Stiffness Improvement at Interface Leads to Spindle Life Increase

How the tool was clamped affected the spindle’s life because of the way the user naturally attempted to overcome the stiffness limitation, says tooling company.

What is the connection between the toolholder interface and the life of a machining center’s spindle? Offhand, it doesn’t seem like there should be a connection. How long the spindle performs effectively is different from the means by which it holds tooling.

But according to Bill Redman, global product manager for tooling systems with Kennametal, a Tier-One aircraft-industry manufacturer recently observed a significant increase in spindle life when it retrofitted milling spindles in its facility to the tooling company’s KM4X toolholder system. Certain machines had previously required spindle rebuilding every six months. That level of frequent spindle maintenance stopped.

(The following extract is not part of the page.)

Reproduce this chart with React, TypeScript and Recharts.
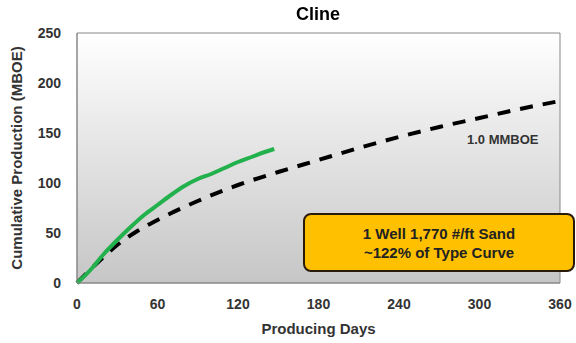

Designed for quick change on heavy-duty spindles, the KM4X system uses four locking balls (as opposed to two on an earlier, smaller version of this system) to achieve fast, precise clamping of the toolholder into the spindle. Significantly, the four-ball lock also provides for high bending stiffness—and this is the reason for the spindle life increase, Mr. Redman says. Previously, to try to compensate for low bending stiffness in heavy cuts, the manufacturer was over-clamping its conical toolholders. The resulting bell-mouthing of the spindle led to the spindle failures. Thus, it wasn’t literally the toolholder interface affecting spindle life, but the user’s response to the limitations of that interface.

Applicable to non-rotating tools as well, the KM4X system can also provide high bending stiffness for tools such as long boring bars, Mr. Redman notes.